Lately I have seen amazing people do amazing things in spite of the systems and technology that surround them. I love this job and I love the people, but the systems, well, they are crushingly stupid.

Like all large organisations, the university has grown organically over time. Systems are put in place to address gaps or issues that arise as the business context changes. Unfortunately, with a large scale reform, such as e-learning, systems cannot afford to be disjointed and ungoverned. There must be clear paths of accountability and transparent business workflows.

Lately I’ve seen decisions made centrally that made perfect sense until the outcome reached a faculty. Once that happened, everything went completely wrong. There were many lost hours of additional work and the stress levels went through the roof, all because there was no transparency around workflow. If the person in central had understood the ramifications of the decision that was made, they could have chosen a different path that wouldn’t have affected enrolment of students.

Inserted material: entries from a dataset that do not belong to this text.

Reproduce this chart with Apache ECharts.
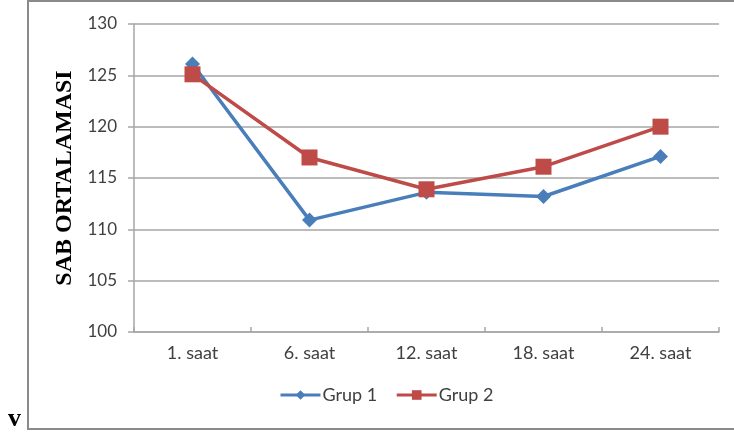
<!DOCTYPE html>
<html>
<head>
<meta charset="utf-8">
<script src="https://cdn.jsdelivr.net/npm/echarts@6/dist/echarts.min.js"></script>
<style>
  html, body { margin: 0; padding: 0; background: #fff; }
  #chart { width: 734px; height: 434px; }
</style>
</head>
<body>
<div id="chart"></div>
<script>
// Saat kategorileri ve grup ortalamaları
const categories = ['1. saat', '6. saat', '12. saat', '18. saat', '24. saat'];
const grup1 = [126.1, 110.9, 113.6, 113.2, 117.1];
const grup2 = [125.1, 117.0, 113.9, 116.1, 120.0];
const seriesNames = ['Grup 1', 'Grup 2'];
const yTitle = 'SAB ORTALAMASI';

const labelFont = 'Lato, "Open Sans", sans-serif';
const chart = echarts.init(document.getElementById('chart'), null, { renderer: 'canvas' });

chart.setOption({
  animation: false,
  backgroundColor: '#ffffff',
  graphic: [
    // Çerçeve (sol, üst, alt kenar)
    {
      type: 'polyline',
      shape: { points: [[740, 1], [28, 1], [28, 429], [740, 429]] },
      style: { stroke: '#8a8a8a', lineWidth: 2, fill: null },
      silent: true
    },
    {
      type: 'text',
      left: 8, top: 406,
      style: { text: 'v', font: 'bold 26px "Liberation Serif", "DejaVu Serif", serif', fill: '#000' }
    }
  ],
  grid: { left: 134, right: 15, top: 24, bottom: 102 },
  legend: {
    data: seriesNames,
    bottom: 25,
    left: 274,
    itemWidth: 40,
    itemHeight: 12,
    itemGap: 18,
    lineStyle: { width: 3 },
    textStyle: { fontFamily: labelFont, fontSize: 18, color: '#404040', padding: [0, 0, 0, -3] }
  },
  xAxis: {
    type: 'category',
    data: categories,
    boundaryGap: true,
    axisLine: { lineStyle: { color: '#a6a6a6', width: 1.5 } },
    axisTick: { show: true, inside: true, length: 5, alignWithLabel: false, lineStyle: { color: '#a6a6a6', width: 1.5 } },
    axisLabel: { fontFamily: labelFont, fontSize: 18, color: '#404040', margin: 12 },
    splitLine: { show: false }
  },
  yAxis: {
    type: 'value',
    min: 100, max: 130, interval: 5,
    name: yTitle,
    nameLocation: 'middle',
    nameGap: 54,
    nameRotate: 90,
    nameTextStyle: { fontFamily: '"Liberation Serif", "DejaVu Serif", serif', fontWeight: 'bold', fontSize: 24, color: '#000' },
    axisLine: { show: true, lineStyle: { color: '#a6a6a6', width: 1.5 } },
    axisTick: { show: true, inside: false, length: 6, lineStyle: { color: '#a6a6a6', width: 1.5 } },
    axisLabel: { fontFamily: labelFont, fontSize: 17, color: '#404040', margin: 17 },
    splitLine: { show: true, lineStyle: { color: '#a6a6a6', width: 1.5 } }
  },
  series: [
    {
      name: seriesNames[0],
      type: 'line',
      data: grup1,
      symbol: 'diamond',
      symbolSize: 15,
      color: '#4a7ebb',
      lineStyle: { width: 3.5, color: '#4a7ebb' },
      itemStyle: { color: '#4a7ebb' },
      z: 3
    },
    {
      name: seriesNames[1],
      type: 'line',
      data: grup2,
      symbol: 'rect',
      symbolSize: 16,
      color: '#be4b48',
      lineStyle: { width: 3.5, color: '#be4b48' },
      itemStyle: { color: '#be4b48' },
      z: 4
    }
  ]
});
</script>
</body>
</html>
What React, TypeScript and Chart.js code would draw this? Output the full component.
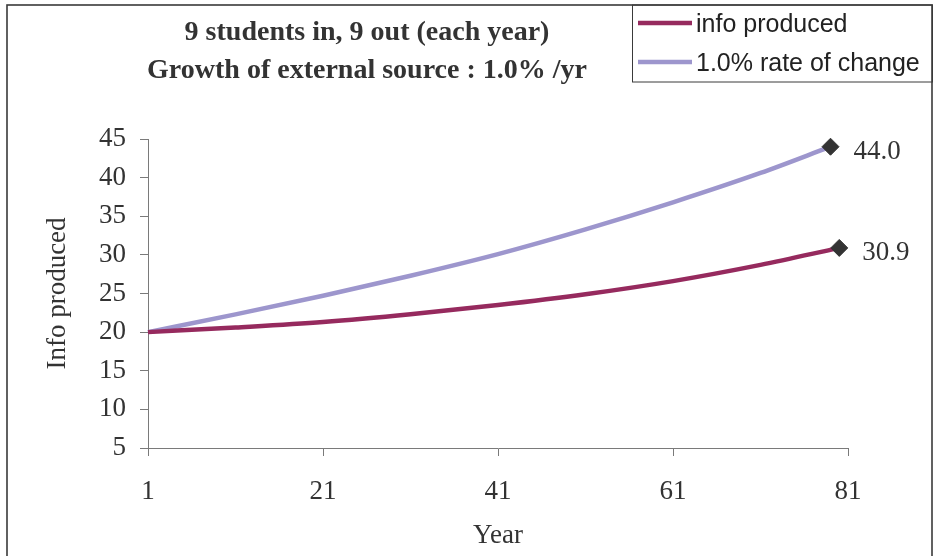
import React, { useEffect, useRef } from "react";
import { Chart, registerables } from "chart.js";

Chart.register(...registerables);

// Year on the x axis for each series
const infoYears = [1, 11, 21, 31, 41, 51, 61, 71, 80];
const rateYears = [1, 11, 21, 31, 41, 51, 61, 71, 79];

// Series values
const infoProduced = [20.0, 20.6, 21.3, 22.3, 23.5, 24.9, 26.6, 28.7, 30.9];
const rateOfChange = [20.0, 22.3, 24.7, 27.3, 30.1, 33.3, 36.8, 40.6, 44.0];

// Axis ticks
const xTicks = [1, 21, 41, 61, 81];

const titleLines = ["9 students in, 9 out (each year)", "Growth of external source : 1.0% /yr"];
const seriesLabels = ["info produced", "1.0% rate of change"];
const seriesColors = ["#962a5e", "#9d96cd"];

const SERIF = '"Liberation Serif", "Times New Roman", serif';
const SANS = '"Liberation Sans", Arial, sans-serif';
const TEXT = "#333333";
const AXIS = "#7a7a7a";

const decorPlugin = {
  id: "decor",
  afterDraw(chart: any) {
    const ctx = chart.ctx as CanvasRenderingContext2D;
    ctx.save();

    // outer frame
    ctx.strokeStyle = "#3a3a3a";
    ctx.lineWidth = 1.6;
    ctx.strokeRect(7, 5, 925, 560);

    // title
    ctx.fillStyle = TEXT;
    ctx.font = `bold 28px ${SERIF}`;
    ctx.textAlign = "center";
    ctx.textBaseline = "middle";
    ctx.fillText(titleLines[0], 367, 33);
    ctx.fillText(titleLines[1], 367, 71);

    // legend box
    ctx.lineWidth = 1;
    ctx.strokeStyle = "#3a3a3a";
    ctx.strokeRect(632.5, 5, 300, 77);
    const rows = [23, 62];
    chart.data.datasets.forEach((ds: any, i: number) => {
      ctx.strokeStyle = ds.borderColor;
      ctx.lineWidth = 4.5;
      ctx.beginPath();
      ctx.moveTo(638, rows[i]);
      ctx.lineTo(692, rows[i]);
      ctx.stroke();
      ctx.fillStyle = "#222222";
      ctx.font = `25px ${SANS}`;
      ctx.textAlign = "left";
      ctx.textBaseline = "middle";
      ctx.fillText(ds.label, 696, rows[i] + 2);
    });

    // end-point value labels
    ctx.fillStyle = TEXT;
    ctx.font = `27px ${SERIF}`;
    ctx.textAlign = "left";
    ctx.textBaseline = "middle";
    chart.data.datasets.forEach((ds: any, i: number) => {
      const meta = chart.getDatasetMeta(i);
      const last = meta.data[meta.data.length - 1];
      const v = ds.data[ds.data.length - 1].y;
      ctx.fillText(v.toFixed(1), last.x + 23, last.y + 5);
    });

    ctx.restore();
  },
};

export default function App() {
  const canvasRef = useRef<HTMLCanvasElement | null>(null);

  useEffect(() => {
    if (!canvasRef.current) return;
    const endMarker = (n: number) => (c: any) => (c.dataIndex === n - 1 ? 8.5 : 0);
    const chart = new Chart(canvasRef.current, {
      type: "line",
      data: {
        datasets: [
          {
            label: seriesLabels[0],
            data: infoYears.map((x, i) => ({ x, y: infoProduced[i] })),
            borderColor: seriesColors[0],
            borderWidth: 4.5,
            cubicInterpolationMode: "monotone",
            pointStyle: "rectRot",
            pointRadius: endMarker(infoYears.length),
            pointBackgroundColor: "#333333",
            pointBorderColor: "#333333",
            pointBorderWidth: 1,
            clip: false,
          },
          {
            label: seriesLabels[1],
            data: rateYears.map((x, i) => ({ x, y: rateOfChange[i] })),
            borderColor: seriesColors[1],
            borderWidth: 4.5,
            cubicInterpolationMode: "monotone",
            pointStyle: "rectRot",
            pointRadius: endMarker(rateYears.length),
            pointBackgroundColor: "#333333",
            pointBorderColor: "#333333",
            pointBorderWidth: 1,
            clip: false,
          },
        ],
      },
      options: {
        animation: false,
        responsive: false,
        devicePixelRatio: 1,
        layout: { padding: { left: 0, top: 139, right: 88, bottom: 0 } },
        plugins: {
          legend: { display: false },
          title: { display: false },
          tooltip: { enabled: false },
        },
        scales: {
          x: {
            type: "linear",
            min: 1,
            max: 81,
            afterFit: (s: any) => {
              s.height = 108;
            },
            afterBuildTicks: (s: any) => {
              s.ticks = xTicks.map((value) => ({ value }));
            },
            grid: { display: true, drawOnChartArea: false, drawTicks: true, tickLength: 8, color: AXIS },
            border: { display: true, color: AXIS, width: 1 },
            ticks: {
              font: { family: SERIF, size: 27 },
              color: TEXT,
              padding: 20,
              maxRotation: 0,
              autoSkip: false,
            },
            title: {
              display: true,
              text: "Year",
              font: { family: SERIF, size: 27 },
              color: TEXT,
              padding: { top: 0, bottom: 4 },
            },
          },
          y: {
            min: 5,
            max: 45,
            afterFit: (s: any) => {
              s.width = 148;
            },
            grid: { display: true, drawOnChartArea: false, drawTicks: true, tickLength: 8, color: AXIS },
            border: { display: true, color: AXIS, width: 1 },
            ticks: {
              stepSize: 5,
              font: { family: SERIF, size: 27 },
              color: TEXT,
              padding: 14,
            },
            title: {
              display: true,
              text: "Info produced",
              font: { family: SERIF, size: 27 },
              color: TEXT,
              padding: { top: 42, bottom: 0 },
            },
          },
        },
      },
      plugins: [decorPlugin],
    } as any);
    return () => chart.destroy();
  }, []);

  return (
    <div style={{ position: "fixed", left: 0, top: 0, width: 936, height: 556, background: "#ffffff" }}>
      <canvas ref={canvasRef} width={936} height={556} style={{ display: "block" }} />
    </div>
  );
}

If there had been clarity of governance, the staff member who fixed the issue in the end, wouldn’t have had to lose a day finding a solution as she could have pushed the task back to where it truly belonged. Unfortunately, with no governance, there is little accountability, so there is little incentive to actually do your job, particularly if there is someone else willing to do it for you. Of course, a lack of governance also means freedom……and that can be terribly intoxicating!

So what does this little gripe of mine mean in the big picture? It means I’m surrounded by amazing people and stupid systems. I think that makes it business as usual for any large organisation. However, it also means that I have an opportunity to make a difference here. I can identify the roadblocks and identify how to overcome them so that the amazing people can get back to doing what they really should. Hmmm… to make it happen!